**GIVEN EXERCISE**
Find the string "Convert" in the entries and copy each line that has it.

**RECORDS TO USE**
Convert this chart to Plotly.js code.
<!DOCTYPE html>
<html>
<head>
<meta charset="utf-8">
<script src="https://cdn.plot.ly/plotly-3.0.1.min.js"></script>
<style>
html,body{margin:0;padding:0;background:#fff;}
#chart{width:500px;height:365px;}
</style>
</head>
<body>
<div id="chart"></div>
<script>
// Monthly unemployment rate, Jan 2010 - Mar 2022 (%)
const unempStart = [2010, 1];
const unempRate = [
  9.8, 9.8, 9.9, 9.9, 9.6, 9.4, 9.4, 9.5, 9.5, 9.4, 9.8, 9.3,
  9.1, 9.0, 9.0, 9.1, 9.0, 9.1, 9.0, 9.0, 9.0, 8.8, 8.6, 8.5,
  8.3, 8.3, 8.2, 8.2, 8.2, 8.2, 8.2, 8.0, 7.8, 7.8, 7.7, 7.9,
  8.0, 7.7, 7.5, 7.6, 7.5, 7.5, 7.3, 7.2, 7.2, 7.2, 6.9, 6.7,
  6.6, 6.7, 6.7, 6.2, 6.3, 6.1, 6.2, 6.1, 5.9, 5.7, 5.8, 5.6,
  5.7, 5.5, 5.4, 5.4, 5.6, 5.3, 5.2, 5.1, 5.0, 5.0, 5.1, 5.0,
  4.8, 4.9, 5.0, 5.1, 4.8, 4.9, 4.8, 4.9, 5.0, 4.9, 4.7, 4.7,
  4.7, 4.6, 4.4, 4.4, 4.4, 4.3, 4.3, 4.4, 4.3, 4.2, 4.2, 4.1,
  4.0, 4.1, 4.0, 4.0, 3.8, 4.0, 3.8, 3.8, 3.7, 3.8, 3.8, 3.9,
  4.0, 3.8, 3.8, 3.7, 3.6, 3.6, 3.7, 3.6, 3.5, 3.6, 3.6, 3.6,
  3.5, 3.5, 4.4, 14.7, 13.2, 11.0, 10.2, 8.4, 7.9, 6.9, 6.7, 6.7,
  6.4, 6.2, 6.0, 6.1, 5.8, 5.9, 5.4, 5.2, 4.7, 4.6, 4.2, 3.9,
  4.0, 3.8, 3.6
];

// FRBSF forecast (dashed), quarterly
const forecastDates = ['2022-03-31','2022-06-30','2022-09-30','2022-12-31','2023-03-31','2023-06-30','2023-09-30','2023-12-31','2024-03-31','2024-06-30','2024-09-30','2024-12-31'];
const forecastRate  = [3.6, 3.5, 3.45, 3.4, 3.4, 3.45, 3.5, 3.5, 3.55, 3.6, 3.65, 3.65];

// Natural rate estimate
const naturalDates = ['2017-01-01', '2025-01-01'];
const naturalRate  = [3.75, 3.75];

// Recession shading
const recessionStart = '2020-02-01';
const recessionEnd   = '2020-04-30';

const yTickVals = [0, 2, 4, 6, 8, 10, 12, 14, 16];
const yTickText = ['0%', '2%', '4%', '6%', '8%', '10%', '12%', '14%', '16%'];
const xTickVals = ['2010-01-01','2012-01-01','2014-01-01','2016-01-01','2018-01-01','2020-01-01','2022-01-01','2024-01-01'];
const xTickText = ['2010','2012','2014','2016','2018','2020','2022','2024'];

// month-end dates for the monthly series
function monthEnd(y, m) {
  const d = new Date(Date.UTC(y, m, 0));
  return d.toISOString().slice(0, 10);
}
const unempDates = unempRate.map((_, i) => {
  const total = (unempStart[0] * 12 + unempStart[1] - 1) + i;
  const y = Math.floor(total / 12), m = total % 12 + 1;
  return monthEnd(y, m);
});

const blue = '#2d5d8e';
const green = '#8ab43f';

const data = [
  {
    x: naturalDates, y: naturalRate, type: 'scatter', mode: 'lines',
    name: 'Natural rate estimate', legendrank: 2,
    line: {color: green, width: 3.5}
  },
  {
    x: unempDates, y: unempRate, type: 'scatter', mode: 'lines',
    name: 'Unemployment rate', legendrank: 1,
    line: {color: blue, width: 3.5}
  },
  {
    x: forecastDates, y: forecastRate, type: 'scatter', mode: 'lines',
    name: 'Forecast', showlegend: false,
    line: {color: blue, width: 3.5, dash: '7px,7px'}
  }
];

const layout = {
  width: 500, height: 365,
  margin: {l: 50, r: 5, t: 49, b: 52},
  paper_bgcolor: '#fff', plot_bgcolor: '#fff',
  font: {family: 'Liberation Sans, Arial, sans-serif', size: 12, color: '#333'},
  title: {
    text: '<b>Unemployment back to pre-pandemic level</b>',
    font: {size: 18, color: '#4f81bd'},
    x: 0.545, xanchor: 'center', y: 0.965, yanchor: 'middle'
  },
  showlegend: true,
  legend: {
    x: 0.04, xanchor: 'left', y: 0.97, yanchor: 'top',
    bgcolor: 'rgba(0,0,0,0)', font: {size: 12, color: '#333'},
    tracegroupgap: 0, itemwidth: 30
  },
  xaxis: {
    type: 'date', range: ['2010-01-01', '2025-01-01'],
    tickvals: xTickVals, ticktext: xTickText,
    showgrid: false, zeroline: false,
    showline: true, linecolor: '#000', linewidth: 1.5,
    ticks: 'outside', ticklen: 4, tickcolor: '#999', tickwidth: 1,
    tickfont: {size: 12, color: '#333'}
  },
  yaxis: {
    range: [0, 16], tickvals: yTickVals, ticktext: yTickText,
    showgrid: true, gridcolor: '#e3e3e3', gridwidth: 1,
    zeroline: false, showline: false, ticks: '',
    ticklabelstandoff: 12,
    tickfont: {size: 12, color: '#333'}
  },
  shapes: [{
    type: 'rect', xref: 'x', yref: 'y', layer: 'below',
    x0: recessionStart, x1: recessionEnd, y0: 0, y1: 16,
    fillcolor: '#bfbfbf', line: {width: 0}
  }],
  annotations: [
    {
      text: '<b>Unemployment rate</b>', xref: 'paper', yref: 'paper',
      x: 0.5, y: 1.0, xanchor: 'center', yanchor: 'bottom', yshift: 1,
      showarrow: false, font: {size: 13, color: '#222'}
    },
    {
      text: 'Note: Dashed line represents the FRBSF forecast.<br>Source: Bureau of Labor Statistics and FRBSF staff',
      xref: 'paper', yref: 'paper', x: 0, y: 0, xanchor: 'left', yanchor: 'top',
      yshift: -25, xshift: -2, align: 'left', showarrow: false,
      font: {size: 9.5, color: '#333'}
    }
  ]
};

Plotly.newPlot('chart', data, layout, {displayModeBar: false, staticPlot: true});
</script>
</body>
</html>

---

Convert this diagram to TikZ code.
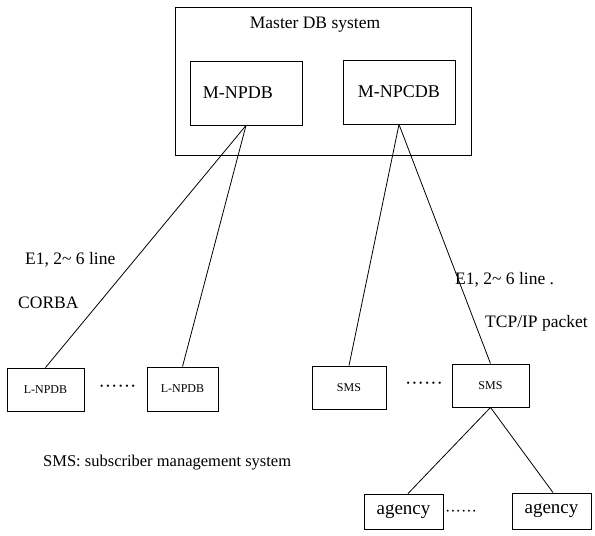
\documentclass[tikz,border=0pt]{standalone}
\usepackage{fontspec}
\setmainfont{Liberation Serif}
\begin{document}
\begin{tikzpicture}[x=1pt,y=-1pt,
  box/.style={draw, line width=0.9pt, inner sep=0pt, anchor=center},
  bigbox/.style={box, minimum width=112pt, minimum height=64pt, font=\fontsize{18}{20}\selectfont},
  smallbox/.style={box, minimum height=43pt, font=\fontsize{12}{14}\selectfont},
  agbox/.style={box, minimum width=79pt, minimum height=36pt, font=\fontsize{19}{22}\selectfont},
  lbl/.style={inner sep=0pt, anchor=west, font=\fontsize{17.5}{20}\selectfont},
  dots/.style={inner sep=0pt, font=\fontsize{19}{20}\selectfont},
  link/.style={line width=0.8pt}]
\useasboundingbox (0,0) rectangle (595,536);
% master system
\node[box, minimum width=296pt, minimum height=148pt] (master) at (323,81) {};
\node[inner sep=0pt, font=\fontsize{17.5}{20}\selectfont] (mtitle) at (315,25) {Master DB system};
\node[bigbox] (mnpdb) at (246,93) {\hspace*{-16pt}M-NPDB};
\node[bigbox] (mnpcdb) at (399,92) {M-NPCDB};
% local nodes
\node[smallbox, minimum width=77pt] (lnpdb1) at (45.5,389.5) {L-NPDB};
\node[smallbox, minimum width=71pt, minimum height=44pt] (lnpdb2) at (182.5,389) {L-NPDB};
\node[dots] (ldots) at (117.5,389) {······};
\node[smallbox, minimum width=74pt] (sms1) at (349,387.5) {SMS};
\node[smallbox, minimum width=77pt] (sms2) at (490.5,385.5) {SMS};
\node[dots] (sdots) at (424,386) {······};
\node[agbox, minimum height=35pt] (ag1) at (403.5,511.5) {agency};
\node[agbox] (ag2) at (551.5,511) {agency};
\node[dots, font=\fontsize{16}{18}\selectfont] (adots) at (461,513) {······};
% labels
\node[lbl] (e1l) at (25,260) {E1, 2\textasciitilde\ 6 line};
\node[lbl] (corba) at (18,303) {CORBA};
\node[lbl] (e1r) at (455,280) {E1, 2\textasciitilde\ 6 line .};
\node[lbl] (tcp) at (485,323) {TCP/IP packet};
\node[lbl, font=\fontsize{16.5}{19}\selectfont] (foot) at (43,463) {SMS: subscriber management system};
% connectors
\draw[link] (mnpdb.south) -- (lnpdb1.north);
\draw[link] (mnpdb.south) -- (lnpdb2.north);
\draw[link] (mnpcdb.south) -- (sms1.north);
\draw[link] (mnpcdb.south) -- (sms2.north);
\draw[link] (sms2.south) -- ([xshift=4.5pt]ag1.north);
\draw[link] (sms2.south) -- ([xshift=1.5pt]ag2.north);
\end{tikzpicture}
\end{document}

--

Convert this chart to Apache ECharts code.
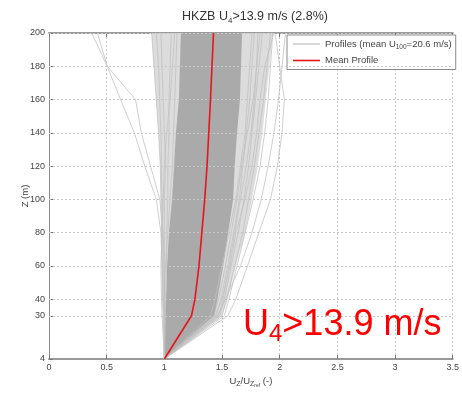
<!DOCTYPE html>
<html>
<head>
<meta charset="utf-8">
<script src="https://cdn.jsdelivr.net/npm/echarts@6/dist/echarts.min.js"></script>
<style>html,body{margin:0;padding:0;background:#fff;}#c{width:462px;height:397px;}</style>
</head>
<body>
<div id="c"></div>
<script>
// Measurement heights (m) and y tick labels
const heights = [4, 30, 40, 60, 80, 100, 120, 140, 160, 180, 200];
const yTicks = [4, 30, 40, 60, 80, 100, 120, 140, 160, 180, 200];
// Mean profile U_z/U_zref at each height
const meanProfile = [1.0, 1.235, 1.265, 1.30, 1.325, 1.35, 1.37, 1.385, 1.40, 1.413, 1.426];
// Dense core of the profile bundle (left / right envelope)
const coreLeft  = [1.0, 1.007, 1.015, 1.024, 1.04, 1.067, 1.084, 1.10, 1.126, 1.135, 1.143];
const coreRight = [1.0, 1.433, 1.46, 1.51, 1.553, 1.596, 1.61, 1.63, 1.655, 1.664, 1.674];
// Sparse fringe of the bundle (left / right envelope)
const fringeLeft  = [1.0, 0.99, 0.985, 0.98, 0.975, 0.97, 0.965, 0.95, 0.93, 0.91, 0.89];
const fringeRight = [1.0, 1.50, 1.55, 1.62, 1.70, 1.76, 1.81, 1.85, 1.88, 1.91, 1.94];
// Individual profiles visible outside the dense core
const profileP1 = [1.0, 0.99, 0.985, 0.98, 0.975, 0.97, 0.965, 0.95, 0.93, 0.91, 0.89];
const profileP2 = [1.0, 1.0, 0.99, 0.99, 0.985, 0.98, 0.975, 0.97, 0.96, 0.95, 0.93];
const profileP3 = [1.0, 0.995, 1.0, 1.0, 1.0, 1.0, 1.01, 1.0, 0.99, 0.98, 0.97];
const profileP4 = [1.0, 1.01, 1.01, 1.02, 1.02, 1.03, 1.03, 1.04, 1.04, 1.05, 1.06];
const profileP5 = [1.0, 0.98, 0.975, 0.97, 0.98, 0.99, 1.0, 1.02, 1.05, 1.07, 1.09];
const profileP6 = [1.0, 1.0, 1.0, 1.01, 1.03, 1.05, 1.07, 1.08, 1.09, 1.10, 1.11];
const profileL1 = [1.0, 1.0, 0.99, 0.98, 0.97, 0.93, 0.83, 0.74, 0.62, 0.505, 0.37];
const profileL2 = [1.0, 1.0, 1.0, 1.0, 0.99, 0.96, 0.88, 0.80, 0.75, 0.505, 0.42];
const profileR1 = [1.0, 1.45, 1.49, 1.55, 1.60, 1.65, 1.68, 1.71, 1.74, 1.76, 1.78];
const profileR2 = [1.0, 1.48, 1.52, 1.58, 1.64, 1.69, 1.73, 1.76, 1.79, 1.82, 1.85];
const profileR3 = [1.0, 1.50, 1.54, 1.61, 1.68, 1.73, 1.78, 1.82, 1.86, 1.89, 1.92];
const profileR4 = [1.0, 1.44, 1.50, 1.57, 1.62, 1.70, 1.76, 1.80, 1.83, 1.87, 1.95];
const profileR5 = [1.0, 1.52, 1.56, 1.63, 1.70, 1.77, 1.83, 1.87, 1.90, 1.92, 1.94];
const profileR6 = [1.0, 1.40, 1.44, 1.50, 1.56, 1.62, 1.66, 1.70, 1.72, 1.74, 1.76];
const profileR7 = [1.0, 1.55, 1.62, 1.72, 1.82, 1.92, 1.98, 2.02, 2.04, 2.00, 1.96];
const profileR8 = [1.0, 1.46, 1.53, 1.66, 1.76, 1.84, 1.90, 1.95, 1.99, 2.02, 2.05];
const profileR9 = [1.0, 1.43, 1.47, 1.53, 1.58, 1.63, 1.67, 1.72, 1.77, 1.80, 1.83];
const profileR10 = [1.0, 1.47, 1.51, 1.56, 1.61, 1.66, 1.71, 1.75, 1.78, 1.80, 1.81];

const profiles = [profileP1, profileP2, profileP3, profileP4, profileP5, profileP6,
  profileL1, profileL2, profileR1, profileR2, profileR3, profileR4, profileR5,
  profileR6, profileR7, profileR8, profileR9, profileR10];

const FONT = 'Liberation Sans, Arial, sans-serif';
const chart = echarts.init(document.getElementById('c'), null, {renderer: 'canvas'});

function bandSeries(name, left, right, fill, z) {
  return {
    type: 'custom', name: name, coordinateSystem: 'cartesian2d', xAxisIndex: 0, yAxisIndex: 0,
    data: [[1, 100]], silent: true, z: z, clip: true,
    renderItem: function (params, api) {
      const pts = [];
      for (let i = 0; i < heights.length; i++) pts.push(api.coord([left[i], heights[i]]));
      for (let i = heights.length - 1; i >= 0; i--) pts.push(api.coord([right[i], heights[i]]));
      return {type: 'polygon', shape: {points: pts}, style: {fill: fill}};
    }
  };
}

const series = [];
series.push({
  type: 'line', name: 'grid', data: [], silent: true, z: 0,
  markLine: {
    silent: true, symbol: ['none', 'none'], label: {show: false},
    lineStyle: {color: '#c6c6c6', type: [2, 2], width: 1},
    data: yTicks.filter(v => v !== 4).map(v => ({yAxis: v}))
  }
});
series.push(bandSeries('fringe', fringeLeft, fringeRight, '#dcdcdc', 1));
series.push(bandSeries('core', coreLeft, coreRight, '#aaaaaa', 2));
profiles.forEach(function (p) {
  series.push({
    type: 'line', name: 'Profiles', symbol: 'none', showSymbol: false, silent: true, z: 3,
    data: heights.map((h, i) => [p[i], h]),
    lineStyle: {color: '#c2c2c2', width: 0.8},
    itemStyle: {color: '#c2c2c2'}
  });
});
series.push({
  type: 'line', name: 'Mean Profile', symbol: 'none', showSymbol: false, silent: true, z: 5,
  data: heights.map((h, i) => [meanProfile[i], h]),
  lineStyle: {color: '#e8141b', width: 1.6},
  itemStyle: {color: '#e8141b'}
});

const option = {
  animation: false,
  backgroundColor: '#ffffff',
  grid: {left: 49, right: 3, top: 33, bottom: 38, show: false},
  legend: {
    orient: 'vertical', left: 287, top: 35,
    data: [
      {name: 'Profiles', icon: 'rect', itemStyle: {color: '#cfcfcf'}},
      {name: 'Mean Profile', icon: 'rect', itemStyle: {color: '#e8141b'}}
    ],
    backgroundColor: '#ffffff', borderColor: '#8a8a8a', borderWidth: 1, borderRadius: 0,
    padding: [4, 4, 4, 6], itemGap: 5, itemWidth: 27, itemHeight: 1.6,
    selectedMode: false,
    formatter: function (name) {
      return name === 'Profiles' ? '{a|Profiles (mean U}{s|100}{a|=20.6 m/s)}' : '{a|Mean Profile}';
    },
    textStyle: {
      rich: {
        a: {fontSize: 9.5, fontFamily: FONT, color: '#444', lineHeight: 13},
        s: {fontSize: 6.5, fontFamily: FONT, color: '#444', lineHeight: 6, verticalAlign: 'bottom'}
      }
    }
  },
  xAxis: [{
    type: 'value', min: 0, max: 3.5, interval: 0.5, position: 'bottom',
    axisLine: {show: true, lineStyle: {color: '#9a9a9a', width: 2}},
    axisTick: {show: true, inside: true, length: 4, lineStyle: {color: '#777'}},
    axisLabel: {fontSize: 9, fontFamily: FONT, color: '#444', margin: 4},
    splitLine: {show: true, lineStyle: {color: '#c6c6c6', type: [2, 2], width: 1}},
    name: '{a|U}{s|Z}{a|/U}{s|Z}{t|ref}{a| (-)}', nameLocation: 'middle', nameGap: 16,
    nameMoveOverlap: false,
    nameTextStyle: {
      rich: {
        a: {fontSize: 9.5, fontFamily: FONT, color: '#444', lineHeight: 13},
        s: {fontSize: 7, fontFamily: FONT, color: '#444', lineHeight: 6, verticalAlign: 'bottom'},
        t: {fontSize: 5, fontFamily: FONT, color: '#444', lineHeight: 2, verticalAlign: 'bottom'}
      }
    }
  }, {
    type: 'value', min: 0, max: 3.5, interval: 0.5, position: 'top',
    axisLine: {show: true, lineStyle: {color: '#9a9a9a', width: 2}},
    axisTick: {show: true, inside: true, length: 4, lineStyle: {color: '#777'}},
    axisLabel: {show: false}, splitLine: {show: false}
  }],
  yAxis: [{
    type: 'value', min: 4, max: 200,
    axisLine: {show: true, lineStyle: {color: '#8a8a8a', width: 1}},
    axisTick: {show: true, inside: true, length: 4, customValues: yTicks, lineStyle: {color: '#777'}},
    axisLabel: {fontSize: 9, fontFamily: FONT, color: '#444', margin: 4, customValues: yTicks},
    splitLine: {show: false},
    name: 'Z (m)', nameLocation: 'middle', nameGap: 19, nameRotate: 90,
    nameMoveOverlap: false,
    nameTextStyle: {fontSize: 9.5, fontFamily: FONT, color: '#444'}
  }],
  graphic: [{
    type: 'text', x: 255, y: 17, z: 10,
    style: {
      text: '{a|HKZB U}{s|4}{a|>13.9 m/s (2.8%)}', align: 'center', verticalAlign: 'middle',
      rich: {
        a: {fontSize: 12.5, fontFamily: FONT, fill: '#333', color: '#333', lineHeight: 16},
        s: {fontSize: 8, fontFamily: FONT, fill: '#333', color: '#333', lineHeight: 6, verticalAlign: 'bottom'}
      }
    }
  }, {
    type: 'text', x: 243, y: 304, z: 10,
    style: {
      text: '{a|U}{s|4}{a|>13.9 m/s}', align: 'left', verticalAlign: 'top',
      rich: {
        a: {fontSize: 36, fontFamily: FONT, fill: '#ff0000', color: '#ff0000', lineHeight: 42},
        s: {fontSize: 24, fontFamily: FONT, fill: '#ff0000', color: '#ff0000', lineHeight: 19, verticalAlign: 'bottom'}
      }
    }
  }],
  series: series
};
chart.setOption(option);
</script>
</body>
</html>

**RESULT OF THE EXERCISE**
Convert this chart to Plotly.js code.
Convert this diagram to TikZ code.
Convert this chart to Apache ECharts code.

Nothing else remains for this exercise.